Tuesday, February 14, 2012

Airport Rules Changing 2/14

Busy couple of days here. Everything seems to happen all at once on this beat.

I've written about Saratoga County's ongoing efforts to change some rules at Saratoga County Airport and local glider clubs' concerns about the proposals.

The rule changes are working their way through a committee consisting of representatives from the glider clubs and a slew of government agencies, including the Federal Aviation Administration. When the county has a set of rules in place, it'll set a public hearing and enact them as a local law.

No public hearing has been set, which is why this item posted to Saratoga County's website last week struck me as odd.

In part:
PLEASE TAKE NOTICE, that effective immediately, no glider or other activities which violate the criteria identified herein will be allowed within the Object Free Areas at the Saratoga County Airport. Assembly, disassembly and actions other than towing the aircraft immediately prior to take off or the removal of the glider immediately after landing must take place within the areas leased by Saratoga Soaring Association and the Adirondack Soaring Group.
I expected this to be a big talking point at yesterday's meeting of the Buildings and Grounds Committee, which oversees Saratoga County Airport.

Representatives from both Saratoga Soaring Association and the Adirondack Soaring Group were on hand, but they didn't say anything. The committee didn't address the item at all.

So what's going on?

Greenfield Supervisor Dick Rowland, who chairs the Buildings and Grounds Committee, said the airport advisory isn't technically a rule change. It should have never been allowed. 

Rowland doesn't think there was any malicious intent on behalf of the glider clubs.

He theorized that, at one point in time, one of the previous companies that operated the airport for the county told the glider clubs they were allowed to go on the runway. When new companies took over, they just maintained the status quo.

When the county began to review its rules and regulations last year, the FAA saw what was going on and said the glider clubs couldn't continue to do what they were doing.

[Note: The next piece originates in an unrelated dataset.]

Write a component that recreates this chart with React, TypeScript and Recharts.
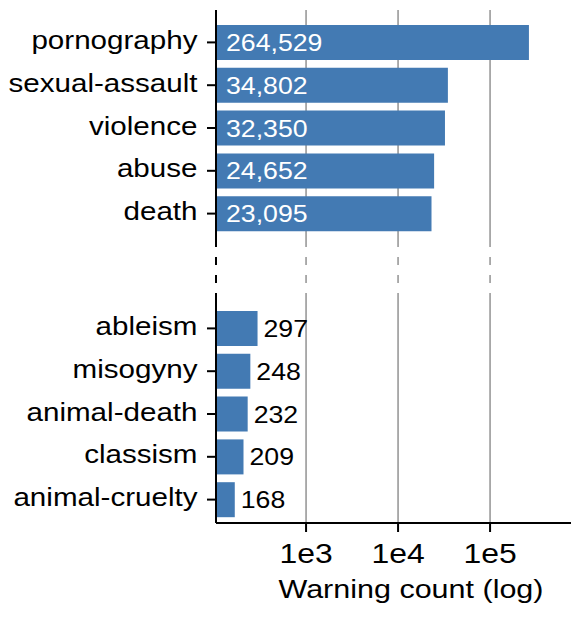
import React from 'react';
import { BarChart, Bar, XAxis, YAxis, CartesianGrid, LabelList, Label } from 'recharts';

// most frequent warnings (upper panel)
const topCategories = ['pornography', 'sexual-assault', 'violence', 'abuse', 'death'];
const topCounts = [264529, 34802, 32350, 24652, 23095];

// least frequent warnings (lower panel)
const bottomCategories = ['ableism', 'misogyny', 'animal-death', 'classism', 'animal-cruelty'];
const bottomCounts = [297, 248, 232, 209, 168];

const xTicks = [1e3, 1e4, 1e5];
const xTickLabels = ['1e3', '1e4', '1e5'];

const topData = topCategories.map((name, i) => ({ name, count: topCounts[i] }));
const bottomData = bottomCategories.map((name, i) => ({ name, count: bottomCounts[i] }));

const X_DOMAIN: [number, number] = [105, 1.82e6];
const BAR_COLOR = '#437ab3';
const GRID_COLOR = '#999';
const FONT = '"Liberation Sans", Arial, Helvetica, sans-serif';
const STRETCH = 1.16;
const CHART_WIDTH = 620;
const AXIS_WIDTH = 216;
const MARGIN_RIGHT = 14;
const BREAK_DASH = '0 10 8 10 8 10';

const axisStroke = { stroke: '#000', strokeWidth: 2 };

// text widened horizontally to get the broad figure lettering
function WideText({ x, y, anchor = 'start', size, fill = '#000', children }: any) {
  return (
    <g transform={`translate(${x},${y}) scale(${STRETCH},1)`}>
      <text x={0} y={0} textAnchor={anchor} fontSize={size} fontFamily={FONT} fill={fill}>
        {children}
      </text>
    </g>
  );
}

const CategoryTick = ({ x, y, payload }: any) => (
  <WideText x={x} y={y + 6.5} anchor="end" size={25.5}>
    {payload.value}
  </WideText>
);

const CountTick = ({ x, y, payload }: any) => (
  <WideText x={x} y={y + 31} anchor="middle" size={27.5}>
    {xTickLabels[xTicks.indexOf(payload.value)]}
  </WideText>
);

const InsideValue = ({ x, y, height, value }: any) => (
  <WideText x={x + 10} y={y + height / 2 + 8.5} size={23} fill="#fff">
    {Number(value).toLocaleString('en-US')}
  </WideText>
);

const OutsideValue = ({ x, y, width, height, value }: any) => (
  <WideText x={x + width + 6} y={y + height / 2 + 8.5} size={23}>
    {Number(value).toLocaleString('en-US')}
  </WideText>
);

const AxisTitle = ({ viewBox }: any) => (
  <WideText x={viewBox.x + viewBox.width / 2} y={viewBox.y + 75} anchor="middle" size={26.3}>
    Warning count (log)
  </WideText>
);

export default function App() {
  return (
    <div
      style={{
        position: 'absolute',
        left: 0,
        top: 0,
        width: 571,
        height: 619,
        overflow: 'hidden',
        background: '#fff',
      }}
    >
      {/* upper panel */}
      <BarChart
        width={CHART_WIDTH}
        height={247}
        data={topData}
        layout="vertical"
        margin={{ top: 10, right: MARGIN_RIGHT, bottom: 0, left: 0 }}
      >
        <CartesianGrid horizontal={false} verticalValues={xTicks} stroke={GRID_COLOR} strokeWidth={1.6} />
        <XAxis type="number" scale="log" domain={X_DOMAIN} allowDataOverflow ticks={xTicks} hide height={0} />
        <YAxis
          type="category"
          dataKey="name"
          width={AXIS_WIDTH}
          padding={{ top: 11, bottom: 12 }}
          axisLine={axisStroke}
          tickLine={axisStroke}
          tickSize={9}
          tickMargin={9.5}
          tick={<CategoryTick />}
          interval={0}
        />
        <Bar dataKey="count" fill={BAR_COLOR} barSize={35} isAnimationActive={false}>
          <LabelList dataKey="count" content={<InsideValue />} />
        </Bar>
      </BarChart>

      {/* axis break: dashed continuation of the spine and grid */}
      <BarChart
        width={CHART_WIDTH}
        height={46}
        data={bottomData}
        layout="vertical"
        margin={{ top: 0, right: MARGIN_RIGHT, bottom: 0, left: 0 }}
      >
        <CartesianGrid
          horizontal={false}
          verticalValues={xTicks}
          stroke={GRID_COLOR}
          strokeWidth={1.6}
          strokeDasharray={BREAK_DASH}
        />
        <XAxis type="number" scale="log" domain={X_DOMAIN} allowDataOverflow ticks={xTicks} hide height={0} />
        <YAxis
          type="category"
          dataKey="name"
          width={AXIS_WIDTH}
          tick={false}
          tickLine={false}
          axisLine={{ ...axisStroke, strokeDasharray: BREAK_DASH }}
        />
        <Bar dataKey="count" hide isAnimationActive={false} />
      </BarChart>

      {/* lower panel */}
      <BarChart
        width={CHART_WIDTH}
        height={326}
        data={bottomData}
        layout="vertical"
        margin={{ top: 0, right: MARGIN_RIGHT, bottom: 0, left: 0 }}
      >
        <CartesianGrid horizontal={false} verticalValues={xTicks} stroke={GRID_COLOR} strokeWidth={1.6} />
        <XAxis
          type="number"
          scale="log"
          domain={X_DOMAIN}
          allowDataOverflow
          ticks={xTicks}
          height={96}
          axisLine={axisStroke}
          tickLine={axisStroke}
          tickSize={9}
          tickMargin={0}
          tick={<CountTick />}
        >
          <Label content={<AxisTitle />} />
        </XAxis>
        <YAxis
          type="category"
          dataKey="name"
          width={AXIS_WIDTH}
          padding={{ top: 14, bottom: 2 }}
          axisLine={axisStroke}
          tickLine={axisStroke}
          tickSize={9}
          tickMargin={9.5}
          tick={<CategoryTick />}
          interval={0}
        />
        <Bar dataKey="count" fill={BAR_COLOR} barSize={35} isAnimationActive={false}>
          <LabelList dataKey="count" content={<OutsideValue />} />
        </Bar>
      </BarChart>
    </div>
  );
}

The advisory, basically, just puts the FAA's message in writing.

It's all in the name of safety, Rowland said.

If I haven't effectively described what the FAA is talking about, let Google Maps fill you in.

View Larger Map

You play the role of the FAA. Should that be allowed near an active runway?

Adirondack Soaring President John Mahony said his club is willing to comply with the new rules. It will mean that the club's tow vehicles will need to install radios and install a beacon light on top. Previously, he said, they just used flashers.

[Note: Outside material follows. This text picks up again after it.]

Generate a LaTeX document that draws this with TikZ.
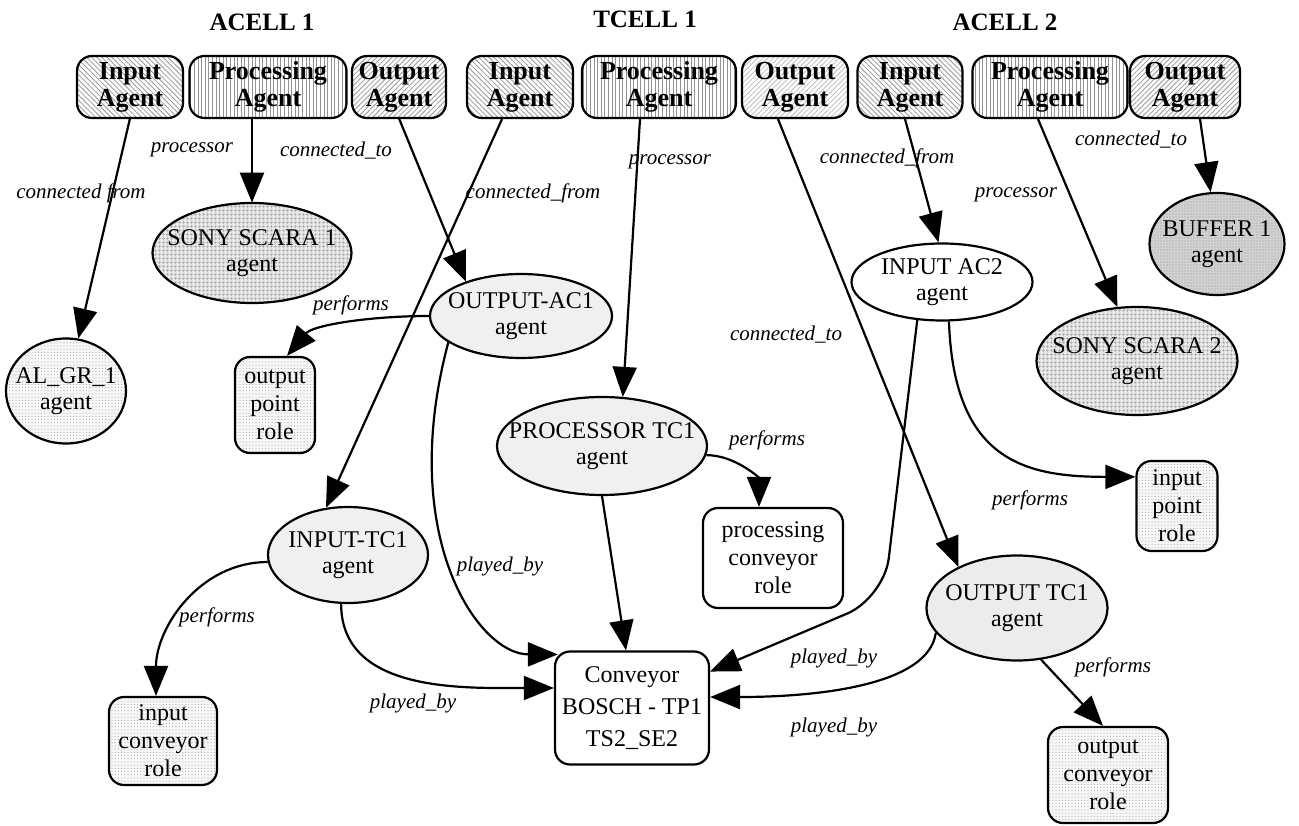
\documentclass[tikz,border=0pt]{standalone}
\usepackage{fontspec}
\setmainfont{Liberation Serif}
\usetikzlibrary{arrows.meta,patterns.meta,shapes.geometric}
\begin{document}
\begin{tikzpicture}[x=1pt,y=-1pt,
  every node/.style={inner sep=0pt, align=center},
  head/.style={font=\fontsize{25}{26}\selectfont\bfseries},
  topbox/.style={draw, line width=2.2pt, rounded corners=15pt, minimum height=62pt,
    font=\fontsize{26}{27}\selectfont\bfseries, minimum width=#1},
  inpat/.style={preaction={fill=white}, pattern={Lines[angle=-45,distance=3.6pt,line width=0.8pt]}, pattern color=gray!80},
  prpat/.style={preaction={fill=white}, pattern={Lines[angle=90,distance=3.6pt,line width=0.9pt]}, pattern color=gray!85},
  outpat/.style={preaction={fill=white}, pattern={Lines[angle=45,distance=3.6pt,line width=0.8pt]}, pattern color=#1},
  agent/.style={draw, ellipse, line width=2.2pt},
  atext/.style={font=\fontsize{24}{26}\selectfont},
  rolebox/.style={draw, line width=2.2pt, rounded corners=15pt, font=\fontsize{24}{28}\selectfont},
  light/.style={fill=gray!12},
  dotfill/.style={preaction={fill=gray!6}, pattern={Dots[distance=3.2pt,radius=0.55pt]}, pattern color=gray!70},
  scarafill/.style={preaction={fill=gray!18}, pattern={Hatch[angle=0,distance=4pt,line width=0.7pt]}, pattern color=gray!70},
  darkfill/.style={preaction={fill=gray!35}, pattern={Dots[distance=3pt,radius=0.7pt]}, pattern color=gray!80},
  lab/.style={font=\fontsize{21}{22}\selectfont\itshape},
  arr/.style={line width=2.2pt, -{Triangle[length=30pt,width=24pt]}},
]
\fill[white] (0,0) rectangle (1299,826);
\useasboundingbox (0,0) rectangle (1299,826);

% headers
\node[head] (hA1) at (262,22) {ACELL 1};
\node[head] (hT1) at (645,19) {TCELL 1};
\node[head] (hA2) at (1005,22) {ACELL 2};

% top boxes
\node[topbox=106pt, inpat] (inA1) at (130,87) {Input\\Agent};
\node[topbox=157pt, prpat] (prA1) at (268,87) {Processing\\Agent};
\node[topbox=94pt, outpat=gray!80] (outA1) at (399,87) {Output\\Agent};
\node[topbox=106pt, inpat] (inA2) at (520,87) {Input\\Agent};
\node[topbox=154pt, prpat] (prA2) at (659,87) {Processing\\Agent};
\node[topbox=106pt, outpat=gray!50] (outA2) at (795,87) {Output\\Agent};
\node[topbox=105pt, inpat] (inA3) at (910,87) {Input\\Agent};
\node[topbox=155pt, prpat] (prA3) at (1050,87) {Processing\\Agent};
\node[topbox=110pt, outpat=gray!80] (outA3) at (1185,87) {Output\\Agent};

% agents (ellipses)
\node[agent, scarafill, minimum width=199pt, minimum height=100pt] (sony1) at (252,253) {};
\node[atext] (sony1t) at (sony1) {SONY SCARA 1\\agent};
\node[agent, dotfill, minimum width=120pt, minimum height=105pt] (algr) at (66,391) {};
\node[atext] (algrt) at (algr) {AL\_GR\_1\\agent};
\node[agent, light, minimum width=182pt, minimum height=84pt] (oac1) at (521,316) {};
\node[atext] (oac1t) at (oac1) {OUTPUT-AC1\\agent};
\node[agent, light, minimum width=160pt, minimum height=96pt] (itc1) at (348,555) {};
\node[atext] (itc1t) at (itc1) {INPUT-TC1\\agent};
\node[agent, light, minimum width=210pt, minimum height=98pt] (ptc1) at (602,446) {};
\node[atext] (ptc1t) at (ptc1) {PROCESSOR TC1\\agent};
\node[agent, fill=white, minimum width=181pt, minimum height=77pt] (iac2) at (942,282) {};
\node[atext] (iac2t) at (iac2) {INPUT AC2\\agent};
\node[agent, darkfill, minimum width=135pt, minimum height=102pt] (buf1) at (1217,244) {};
\node[atext] (buf1t) at (buf1) {BUFFER 1\\agent};
\node[agent, scarafill, minimum width=201pt, minimum height=108pt] (sony2) at (1137,361) {};
\node[atext] (sony2t) at (sony2) {SONY SCARA 2\\agent};
\node[agent, fill=gray!15, minimum width=181pt, minimum height=105pt] (otc1) at (1017,608) {};
\node[atext] (otc1t) at (otc1) {OUTPUT TC1\\agent};

% roles and conveyor
\node[rolebox, dotfill, minimum width=80pt, minimum height=96pt] (opr) at (275,405) {output\\point\\role};
\node[rolebox, dotfill, minimum width=108pt, minimum height=88pt] (icr) at (163,741) {input\\conveyor\\role};
\node[rolebox, fill=white, minimum width=140pt, minimum height=100pt] (pcr) at (773,558) {processing\\conveyor\\role};
\node[rolebox, fill=white, minimum width=154pt, minimum height=113pt, font=\fontsize{24}{32}\selectfont] (conv) at (632,708) {Conveyor\\BOSCH - TP1\\TS2\_SE2};
\node[rolebox, dotfill, minimum width=81pt, minimum height=90pt] (ipr) at (1177,506) {input\\point\\role};
\node[rolebox, dotfill, minimum width=120pt, minimum height=96pt] (ocr) at (1108,775) {output\\conveyor\\role};

\coordinate (b16) at (884,598);

% connectors
\draw[arr] (inA1.south) -- (algr);
\draw[arr] (prA1.south -| sony1) -- (sony1.north);
\draw[arr] (outA1.south) -- (oac1.148);
\draw[arr] ([xshift=-18pt]inA2.south) -- (itc1.115);
\draw[arr] ([xshift=-19pt]prA2.south) -- (ptc1.67);
\draw[arr] ([xshift=-17pt]outA2.south) -- (otc1.145);
\draw[arr] ([xshift=-5pt]inA3.south) -- (iac2.95);
\draw[arr] ([xshift=-12pt]prA3.south) -- (sony2.110);
\draw[arr] ([xshift=15pt]outA3.south) -- (buf1.97);

\draw[arr] (oac1.west) to[out=180,in=50,out distance=60pt,in distance=40pt] ([xshift=12pt]opr.north);
\draw[arr] (oac1.200) to[out=255,in=180,out distance=200pt,in distance=80pt] ([xshift=4pt,yshift=-4pt]conv.north west);
\draw[arr] (itc1.185) to[out=180,in=90] ([xshift=-7pt]icr.north);
\draw[arr] (itc1.262) to[out=270,in=180] ([yshift=20pt]conv.west);
\draw[arr] (ptc1.-5) to[out=0,in=90] ([xshift=-14pt]pcr.north);
\draw[arr] (ptc1.south) -- ([xshift=-6pt]conv.north);
\draw[arr, rounded corners=40pt] (iac2.237) -- (b16) -- (conv.25);
\draw[arr] (otc1.197) to[out=262,in=0,out distance=55pt,in distance=100pt] (conv.8);
\draw[arr] (iac2.280) to[out=272,in=180,out distance=140pt,in distance=110pt] (ipr.145);
\draw[arr] (otc1.-65) -- ([xshift=-5pt]ocr.north);

% labels
\node[lab] (l1) at (81,193) {connected from};
\node[lab] (l2) at (192,150) {processor};
\node[lab] (l3) at (336,151) {connected\_to};
\node[lab] (l4) at (533,193) {connected\_from};
\node[lab] (l5) at (670,162) {processor};
\node[lab] (l6) at (786,335) {connected\_to};
\node[lab] (l7) at (887,158) {connected\_from};
\node[lab] (l8) at (1016,195) {processor};
\node[lab] (l9) at (1131,140) {connected\_to};
\node[lab] (l10) at (351,305) {performs};
\node[lab] (l11) at (767,440) {performs};
\node[lab] (l12) at (1030,500) {performs};
\node[lab] (l13) at (1113,667) {performs};
\node[lab] (l14) at (217,617) {performs};
\node[lab] (l15) at (500,566) {played\_by};
\node[lab] (l16) at (413,703) {played\_by};
\node[lab] (l17) at (834,658) {played\_by};
\node[lab] (l18) at (834,727) {played\_by};
\end{tikzpicture}
\end{document}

But it'll still mean that the glider clubs will need to walk their planes out one at a time. They can't operate anywhere in the Object Free Areas and basically everywhere outside of those areas is the habitat of the endangered Karner blue butterfly, which is also off-limits.

They have been approved to lease an area at the south end of the airport outside the butterfly habitat, where they can assemble and disassemble planes. The lease has not been signed, Mahony said, as they are waiting for all of the new rules to be enacted.

They have asked the FAA if it'd consider closing a portion of the less-used cross runway and allow the clubs to use that as a staging area. They haven't heard back.